Lasciate almeno 30 minuti in ammollo o ad esempio tutta la notte, poi
risciacquate e lavate normalmente in lavatrice. Questa fase ha il duplice
effetto di ammorbidire lo sporco, impedirne la stagnazione e inoltre quello di
igienizzare il tutto. Tutto ciò se non potete azionare o accedere alla
lavatrice, altrimenti è sicuramente meglio lavare quanto prima, perché più si
aspetta tempo, anche se la macchia resta in ammollo o in secco, la rende sempre
più difficile da rimuovere.
Evitate le temperature alte
Se il nostro dogi è di puro cotone tenderà a restringersi, molto le prime due
volte e sempre un po’ le successive lavate, per questo motivo è consigliata una
temperatura tra i 30 e i 40 gradi con detersivo liquido (la polvere non si
scioglierebbe completamente a quelle temperature). È inoltre consigliato
ridurre la velocità della centrifuga, massimo 800 giri, in questo modo avrete
meno pieghe e se appenderete bene durante l’asciugatura non avrete quasi
bisogno di stirare con il ferro.
Non usate l’ammorbidente
L’ammorbidente non solo blocca i pori del tessuto di cotone, così da impedirne
la traspirazione, ma contribuisce anche a danneggiare le fibre. Meglio ruvidi!
Non usare l’asciuga biancheria
Si dice chiaramente sull’etichetta di ogni dogi “NON USARE ESSICCATORI
COMMERCIALI” ma è ancora oggi una raccomandazione poco seguita. Gli effetti
negativi degli essiccatori sono il restringimento, la maggior rigidità che
acquista il tessuto e di contro la facilità a lacerarsi e strappare. È molto
meglio appendere lasciare asciugare, ma mai alla luce diretta del sole, pena un
progressivo ingiallimento.
Lavare il Karate-Gi separatamente
Un consiglio è di non lavarlo assieme a capi colorati o peggio con la cintura…
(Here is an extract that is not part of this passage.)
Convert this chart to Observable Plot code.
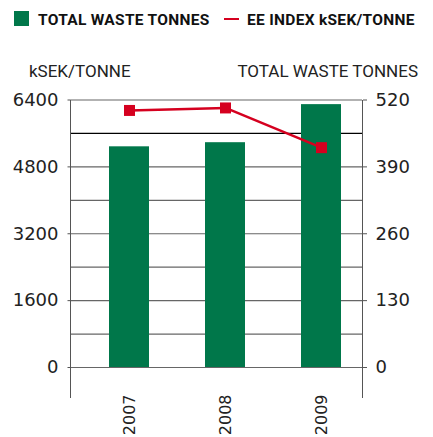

Se volete stirarlo fatelo con attenzione
Usate temperature contenute, e non fatelo da umido perché ingiallirebbe.
Altrimenti vi consiglio la tecnica di stretching e appiattimento da eseguire
una volta che esce dalla lavatrice e consiste semplicemente nel tirare il
tessuto quando ancora bagnato e poi appenderlo ad asciugare.